The Primerock court noted the need for reliance on public records, and stated that the court did not “seek to weaken reliance on public records in any way.”

Judge Gerber may have hit the mark with respect to reliance on the notice filing regime upon which Article 9 of the UCC is based, in a footnote near the end of the lengthy Motors Liquidation decision.  Judge Gerber quoted from Official Comment 2 to UCC § 9-502:

The notice itself indicates merely that a person may have a security interest in the collateral indicated.  Further inquiry from the parties concerned will be necessary to disclose the complete state of affairs.

Judge Gerber did not hesitate to use this Official Comment as a starting point to extrapolate from UCC-1 financing statements to UCC-3 termination statements.  He opined that because the authorization of a previously filed termination statement will usually matter to a prospective lender, that lender “can simply include any necessary further inquiry as part of its due diligence.”

And that may be the central message of both the Motors Liquidation and Primerock decisions: simply ordering an official search of your state’s financing statement records may not be sufficient.  If there are any termination statements, or other amendments to UCC-1 financing statements, in those records, further investigation may be warranted.  Under the new Motors Liquidation regime, UCC-3 termination statements may serve as only an invitation to due diligence on the part of prospective lenders; unless, of course, the Second Circuit Court of Appeals takes up the direct appeal certified by the Motors Liquidation court, and rules differently.

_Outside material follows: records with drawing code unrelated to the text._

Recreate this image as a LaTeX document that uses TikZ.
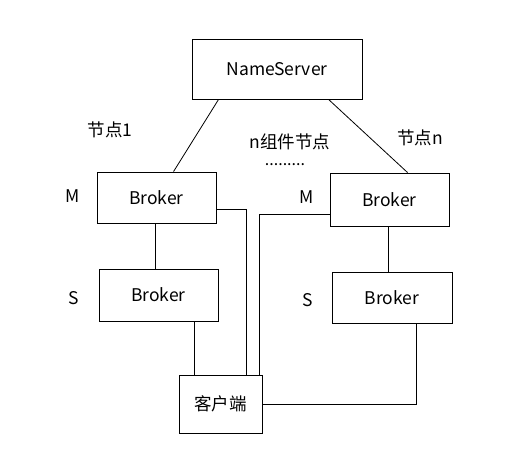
\documentclass[tikz,border=0pt]{standalone}
\usepackage{fontspec}
\setmainfont{Noto Sans CJK SC}
\begin{document}
\begin{tikzpicture}[x=1pt,y=-1pt,
  box/.style={draw,line width=0.9pt,inner sep=0pt,font=\fontsize{17.5}{20}\selectfont},
  lbl/.style={inner sep=0pt,font=\fontsize{17.5}{20}\selectfont},
  conn/.style={line width=0.8pt}]
\useasboundingbox (0,0) rectangle (527,474);
\node[box,minimum width=170pt,minimum height=60pt] (ns) at (277,69) {NameServer};
\node[box,minimum width=119pt,minimum height=51pt] (b1m) at (156.5,197.5) {Broker};
\node[box,minimum width=119pt,minimum height=52pt] (b1s) at (158.5,295) {Broker};
\node[box,minimum width=119pt,minimum height=53pt] (bnm) at (389.5,199.5) {Broker};
\node[box,minimum width=120pt,minimum height=51pt] (bns) at (392,297.5) {Broker};
\node[box,minimum width=83pt,minimum height=58pt] (cl) at (220.5,404) {客户端};
\node[lbl] (l1) at (110,130) {节点1};
\node[lbl] (ln) at (420,138) {节点n};
\node[lbl] (lmid) at (290,142) {n组件节点};
\node[inner sep=0pt,font=\fontsize{16}{19}\selectfont] (dots) at (285,165) {.........};
\node[lbl] (m1) at (73,196) {M};
\node[lbl] (m2) at (307,197) {M};
\node[lbl] (s1) at (74,298) {S};
\node[lbl] (s2) at (308,300) {S};
\draw[conn] ([xshift=27pt]ns.south west) -- ([xshift=77pt]b1m.north west);
\draw[conn] ([xshift=137pt]ns.south west) -- ([xshift=78pt]bnm.north west);
\draw[conn] ([xshift=-1.5pt]b1m.south) -- ([xshift=-1.5pt]b1m.south |- b1s.north);
\draw[conn] ([xshift=-1.5pt]bnm.south) -- ([xshift=-1.5pt]bnm.south |- bns.north);
\draw[conn] ([yshift=-11.5pt]b1m.east) -| ([xshift=25.5pt]cl.north);
\draw[conn] ([yshift=-14.5pt]bnm.west) -| ([xshift=38.5pt]cl.north);
\draw[conn] ([xshift=35.5pt]b1s.south) -- ([xshift=-26.5pt]cl.north);
\draw[conn] (cl.east) -| ([xshift=24pt]bns.south);
\end{tikzpicture}
\end{document}
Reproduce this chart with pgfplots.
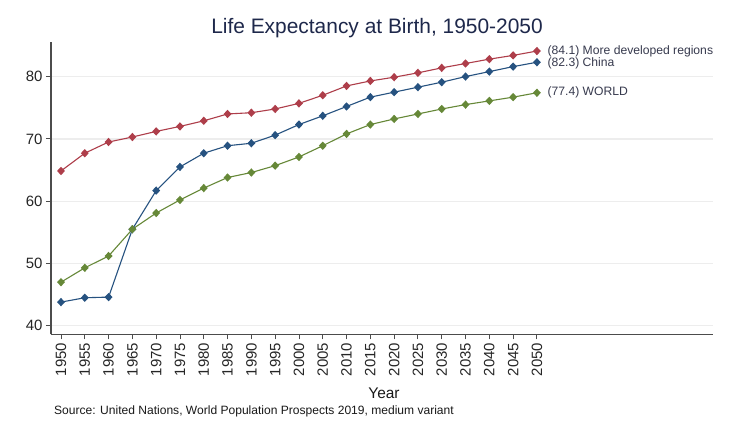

[1]  A real estate associate at Mayer Brown, GM’s counsel with respect to the Synthetic Lease termination, directed that a UCC search be performed by a Mayer Brown paralegal.  That paralegal, without knowledge of the separate transactions, provided a list of three UCC-1 financing statements to be terminated.  One of those three financing statements, however, did not relate to the Synthetic Lease, but to the Term Loan.  The UCC-3 termination statements prepared by Mayer Brown carried over this mistake, which was not detected by GM, the Lenders, or their respective counsel.